Sono parole che ritornano poi in decine di Carte di Regola delle due valli del Noce, che erano per eccellenza territori di allevamento e dedicavano buona parte della loro legislazione interna alla manutenzione della malga, ai doveri dei pastori, al pascolo, alla salute degli animali domestici, alla divisione del lavoro durante la stagione estiva nelle zone in quota.

Resta sempre interessante vedere come si svolge la vita in malga, dove bestiame e personale vivono per mesi in simbiosi.

Gli operatori di cui si riconosce la faticosa responsabilità godono da sempre grande considerazione.

Per parlare di quanto si fa in malga, prendo una descrizione di circa 100 anni or sono, che grosso modo ricalca usanze molto più antiche e non è tanto lontana dalla realtà odierna.

Pur riguardando in particolare la Val di Rabbi – di cui si notano gli arcaici termini dialettali – il testo dice una situazione molto comune. “A custodia delle bestie vi sono due mandriani, vachiari: chi lavora il latte è il casaro, assistito e aiutato dal “malghelin”, che deve pensare a rifornire la legna e alla ripulitura di tutti gli attrezzi e vasellame, che a onor del vero bisogna dire vien fatta con molta cura. Il lavoro di questi quattro uomini fino alla metà di agosto ferve assai intenso: hanno appena 2 o al massimo 3 ore la notte libere per dormire. Si alzano alla mezzanotte per la mungitura che si prolunga anche fino a quattro ore; dalle 25 alle 30 vacche ognuno è quanto dire circa un paio di quintali di latte al giorno. Terminato questo lavoro fanno la colazione e poi i pastori conducono le vacche al pascolo; di mattina nei luoghi più lontani.

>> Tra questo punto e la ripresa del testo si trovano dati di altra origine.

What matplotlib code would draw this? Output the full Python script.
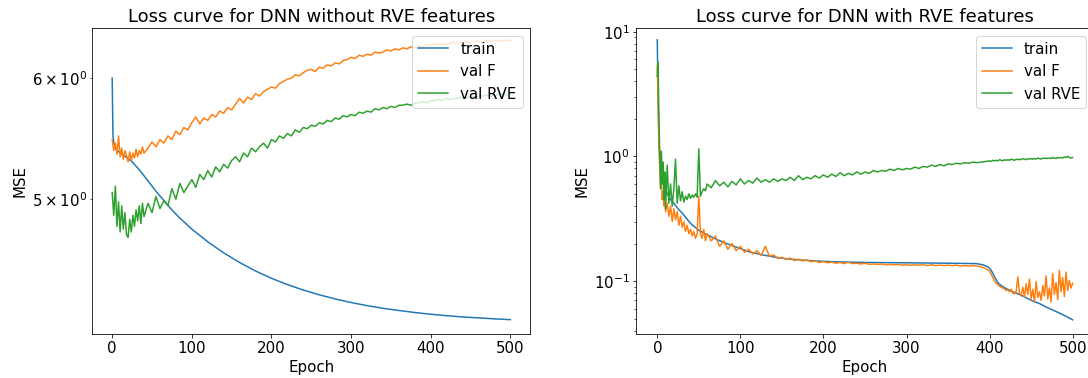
import numpy as np
import matplotlib
matplotlib.use('Agg')
import matplotlib.pyplot as plt

plt.rcParams['font.size'] = 15

# ---- DNN without RVE features ----
ep_train_L = [0, 1, 2, 4, 8, 15, 25, 35, 45, 55, 65, 75, 85, 100, 120, 140, 160, 180, 200, 220,
              240, 260, 280, 300, 320, 340, 360, 380, 400, 420, 440, 460, 480, 500]
train_L = [6.00, 5.50, 5.45, 5.40, 5.37, 5.34, 5.29, 5.22, 5.14, 5.06, 4.99, 4.92, 4.86, 4.78, 4.69,
           4.612, 4.546, 4.488, 4.439, 4.397, 4.361, 4.330, 4.303, 4.280, 4.260, 4.243, 4.229,
           4.216, 4.205, 4.196, 4.188, 4.182, 4.176, 4.171]

ep_val_L = list(range(0, 41, 2)) + list(range(45, 501, 5))
valF_L = [5.47, 5.38, 5.44, 5.35, 5.50, 5.33, 5.40, 5.31, 5.38, 5.34, 5.29, 5.37, 5.30, 5.36, 5.32,
          5.39, 5.33, 5.38, 5.35, 5.41, 5.36,
          5.40, 5.45, 5.41, 5.47, 5.44, 5.50, 5.47, 5.54, 5.51, 5.57,
          5.55, 5.61, 5.66, 5.60, 5.65, 5.63, 5.68, 5.66, 5.71, 5.69,
          5.74, 5.72, 5.77, 5.82, 5.78, 5.83, 5.81, 5.86, 5.84, 5.88,
          5.90, 5.92, 5.91, 5.95, 5.97, 5.99, 6.00, 6.03, 6.02, 6.05,
          6.07, 6.08, 6.06, 6.10, 6.09, 6.12, 6.11, 6.14, 6.13, 6.16,
          6.17, 6.19, 6.18, 6.21, 6.20, 6.22, 6.21, 6.24, 6.23, 6.24,
          6.26, 6.25, 6.27, 6.26, 6.28, 6.27, 6.29, 6.28, 6.30, 6.29,
          6.31, 6.30, 6.32, 6.31, 6.32, 6.31, 6.33, 6.32, 6.33, 6.33,
          6.34, 6.33, 6.34, 6.34, 6.33, 6.35, 6.34, 6.35, 6.34, 6.35,
          6.35, 6.35]
valRVE_L = [5.05, 4.88, 5.10, 4.80, 4.98, 4.76, 4.95, 4.78, 4.90, 4.74, 4.72, 4.85, 4.76, 4.88, 4.80,
            4.92, 4.84, 4.95, 4.82, 4.97, 4.87,
            4.97, 4.90, 5.02, 4.93, 4.99, 4.95, 5.08, 5.00, 5.12, 5.05,
            5.10, 5.15, 5.09, 5.19, 5.15, 5.22, 5.17, 5.25, 5.21, 5.27,
            5.24, 5.30, 5.33, 5.29, 5.36, 5.33, 5.40, 5.37, 5.41, 5.44,
            5.40, 5.47, 5.45, 5.50, 5.48, 5.52, 5.50, 5.55, 5.53, 5.57,
            5.56, 5.59, 5.58, 5.61, 5.60, 5.63, 5.62, 5.65, 5.64, 5.67,
            5.66, 5.68, 5.67, 5.70, 5.69, 5.71, 5.70, 5.73, 5.72, 5.74,
            5.73, 5.75, 5.74, 5.76, 5.76, 5.77, 5.76, 5.78, 5.78, 5.79,
            5.78, 5.80, 5.80, 5.81, 5.80, 5.82, 5.81, 5.82, 5.82, 5.83,
            5.82, 5.84, 5.83, 5.84, 5.84, 5.85, 5.84, 5.85, 5.85, 5.86,
            5.85, 5.86]

# ---- DNN with RVE features ----
ep_train_R = [0, 1, 2, 3, 5, 8, 12, 16, 20, 25, 30, 35, 40, 50, 60, 72, 85, 97, 110, 125,
              140, 155, 170, 190, 210, 250, 300, 350, 384, 392, 398, 402, 406, 410, 414,
              420, 430, 440, 450, 460, 470, 480, 490, 500]
train_R = [8.6, 3.0, 1.4, 1.0, 0.75, 0.6, 0.5, 0.45, 0.42, 0.38, 0.35, 0.32, 0.29, 0.255, 0.235,
           0.215, 0.198, 0.185, 0.172, 0.163, 0.156, 0.151, 0.148, 0.145, 0.143, 0.141, 0.140,
           0.139, 0.138, 0.135, 0.130, 0.122, 0.108, 0.097, 0.092, 0.087, 0.081, 0.076, 0.070,
           0.066, 0.061, 0.057, 0.053, 0.0488]

ep_val_R = (list(range(0, 11)) + list(range(12, 61, 2)) + list(range(65, 401, 5))
            + list(range(402, 501, 2)))
valF_R = [5.3, 2.9, 1.2, 0.80, 0.55, 0.62, 0.45, 0.52, 0.40, 0.47, 0.36,
          0.42, 0.33, 0.40, 0.30, 0.38, 0.31, 0.36, 0.28, 0.33, 0.27, 0.30, 0.25, 0.28, 0.24, 0.26,
          0.23, 0.25, 0.22, 0.24, 0.48, 0.24, 0.22, 0.26, 0.21, 0.24,
          0.21, 0.23, 0.19, 0.21, 0.18, 0.20, 0.175, 0.19, 0.17, 0.18,
          0.165, 0.175, 0.16, 0.19, 0.158, 0.162, 0.152, 0.155, 0.149, 0.153,
          0.146, 0.150, 0.145, 0.148, 0.143, 0.145, 0.141, 0.143, 0.140, 0.142,
          0.139, 0.141, 0.138, 0.142, 0.138, 0.139, 0.137, 0.139, 0.136, 0.137,
          0.136, 0.137, 0.135, 0.136, 0.135, 0.136, 0.134, 0.135, 0.134, 0.135,
          0.134, 0.135, 0.133, 0.135, 0.133, 0.134, 0.133, 0.134, 0.133, 0.134,
          0.132, 0.133, 0.132, 0.133, 0.132, 0.130, 0.126, 0.120,
          0.113, 0.106, 0.100, 0.096, 0.093, 0.091, 0.089, 0.088, 0.086, 0.084,
          0.085, 0.082, 0.086, 0.080, 0.079, 0.083, 0.108, 0.080, 0.076, 0.089,
          0.075, 0.095, 0.078, 0.104, 0.072, 0.086, 0.068, 0.099, 0.074, 0.082,
          0.070, 0.092, 0.076, 0.110, 0.072, 0.088, 0.068, 0.115, 0.078, 0.097,
          0.071, 0.122, 0.082, 0.107, 0.075, 0.118, 0.084, 0.101, 0.088, 0.096]
valRVE_R = [4.4, 5.7, 2.0, 1.05, 0.55, 1.1, 0.6, 0.9, 0.45, 0.75, 0.38,
            0.85, 0.42, 0.60, 0.40, 0.55, 0.95, 0.42, 0.58, 0.44, 0.52, 0.43, 0.48, 0.45, 0.50,
            0.46, 0.49, 0.47, 0.50, 0.47, 1.15, 0.48, 0.52, 0.55, 0.53, 0.60,
            0.56, 0.64, 0.58, 0.62, 0.57, 0.63, 0.59, 0.66, 0.60, 0.64,
            0.61, 0.67, 0.62, 0.65, 0.62, 0.66, 0.63, 0.66, 0.64, 0.68,
            0.64, 0.70, 0.65, 0.68, 0.66, 0.70, 0.67, 0.71, 0.68, 0.72,
            0.69, 0.74, 0.70, 0.73, 0.71, 0.75, 0.72, 0.75, 0.73, 0.77,
            0.75, 0.77, 0.76, 0.79, 0.77, 0.80, 0.78, 0.80, 0.79, 0.82,
            0.80, 0.83, 0.82, 0.85, 0.83, 0.86, 0.84, 0.87, 0.86, 0.88,
            0.87, 0.89, 0.88, 0.90, 0.89, 0.90, 0.91, 0.92,
            0.91, 0.93, 0.92, 0.93, 0.92, 0.94, 0.93, 0.92, 0.94, 0.93,
            0.94, 0.93, 0.95, 0.94, 0.93, 0.95, 0.94, 0.95, 0.94, 0.96,
            0.95, 0.94, 0.96, 0.95, 0.96, 0.95, 0.96, 0.95, 0.97, 0.96,
            0.95, 0.97, 0.96, 0.97, 0.96, 0.97, 0.96, 0.98, 0.97, 0.96,
            0.98, 0.97, 0.98, 0.97, 0.99, 0.98, 1.00, 0.98, 0.97, 0.98]

fig = plt.figure(figsize=(1088 / 72, 378 / 72), dpi=72)
# right panel runs past the edge of the picture, like the original screenshot
ax1 = fig.add_axes([0.0848, 0.1156, 0.4026, 0.8103])
ax2 = fig.add_axes([0.5850, 0.1156, 0.4200, 0.8103])

ax1.plot(ep_train_L, train_L, label='train')
ax1.plot(ep_val_L, valF_L, label='val F')
ax1.plot(ep_val_L, valRVE_L, label='val RVE')
ax1.set_yscale('log')
ax1.set_ylim(4.08, 6.47)
ax1.set_title('Loss curve for DNN without RVE features')
ax1.set_xlabel('Epoch')
ax1.set_ylabel('MSE')
ax1.legend(loc='upper right')

ax2.plot(ep_train_R, train_R, label='train')
ax2.plot(ep_val_R, valF_R, label='val F')
ax2.plot(ep_val_R, valRVE_R, label='val RVE')
ax2.set_yscale('log')
ax2.set_ylim(0.0374, 10.7)
ax2.set_title('Loss curve for DNN with RVE features')
ax2.set_xlabel('Epoch')
ax2.set_ylabel('MSE')
ax2.legend(loc='upper right')

fig.savefig('out.png', dpi=72)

Casaro e malghelin dan mano alla fabbricazione dei latticini. A mezzogiorno le vacche ritornano alla stalla: si fa il desinare e poi sì ripete il lavoro fatto nella notte senza tregua. Dopo la mungitura le vacche ritornano al pascolo, ma vicine alla malga e i pastori fanno la pulizia della stalla, lavandola coll’acqua che vi si fa scorrere attraverso. Dopo la metà di agosto si disfà malghera vale a dire le vacche restano al pascolo per tutto il giorno e allora si diminuisce di molto anche il lavoro dei malgari”.